Saturday, July 7, 2012

Vixen by Jillian Larkin


YA Historical Fiction (421 pgs.)


Every girl wants what she can't have. Seventeen-year-old Gloria Carmody wants the flapper lifestyle--and the bobbed hair, cigarettes, and music-filled nights that go with it. Now that she's engaged to Sebastian Grey, scion of one of Chicago's most powerful families, Gloria's party days are over before they've even begun...or are they?

Clara Knowles, Gloria's goody-two-shoes cousin, had arrived to make sure the high-society wedding comes off without a hitch--but Clara isn't as lily-white as she appears. Seems she has some dirty little secrets of her own that she'll do anything to keep hidden.

Lorraine Dyer, Gloria's social-climbing best friend, is tired of living in Gloria's shadow. When Lorraine's envy spills over into desperate spite, no one is safe. And someone's going to be very sorry...

Vixen is the first novel in the sexy, dangerous, and ridiculously romantic new series set in the Roaring Twenties... when anything goes.

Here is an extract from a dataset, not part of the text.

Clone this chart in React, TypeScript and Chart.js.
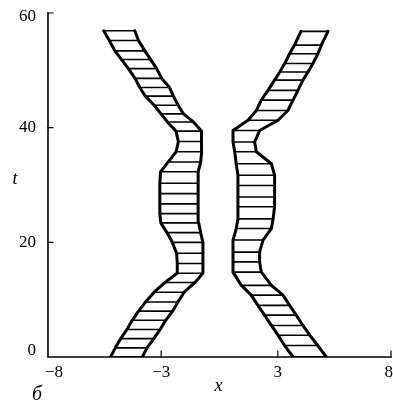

Something just gets to me about the Roaring 20's. Maybe it's the fast-living society, fresh from a gruesome world war, on the cusp of one of the biggest financial collapses in world history. Maybe it's the absolute discord stemming from the old money and the noveau riche, the prohibitionists and the flappers, the old society and the social climbers. Or maybe it's the booze, jazz, and fashion? As I traversed through Vixen, I realized the answer was all of the above. It was all of these discordant things  rolled into one bundle that makes the 1920's so special.  

Believe me, this novel covers every aspect of the 1920's. The jazz, flappers, social-climbers, fast living, etc. It's all here, and presented in a very appealing package. 

Jillian Larkin's characters are all magnificently written in their own right. The story centers around three girls (Gloria, Clara, and Lorraine) who all have something unique to offer to the story. I think readers will find bits and pieces of themselves mixed up in all three of the girls, which makes their unfolding stories really enjoyable.

The plot is extremely well written. Sometimes I can kind of figure out what is going to go down at the end of the book, but I was completely stumped (and very much surprised) regarding the ending. Definitely a page-turner, to be sure. During its serious moments, the plot is that: serious. It's serious without being heroically campy or cheesy. Almost more of an adult serious, which I very much enjoyed.

Jillian Larkin recreated the 1920's beautifully, from the high-society soirees to the underground speakeasies. I think she did a fantastic job in contrasting her settings, again playing up the discord that is so familiar of the 1920's. There is really great beauty and passion in her writing, as well as A+ historical accuracy. Jillian Larkin did her research!

And one of the things I most enjoyed about this novel was that I could not tell, for one second, that this book is part of a planned series. Hallelujah! This book absolutely stood on its own two feet, without having readers suspend their disbelief until part two. I felt that Jillian Larkin did an excellent job of delving into the story, as she should for any normal novel. I was extremely impressed with the pacing, detail, and plot. 

All in all, this is a fantastic read. Readers, do yourself a favor and skip Anna Godbersden's "Bright Young Things" series... it pales in comparison to this masterpiece. You will not be able to put this delicious romp through the 1920's down!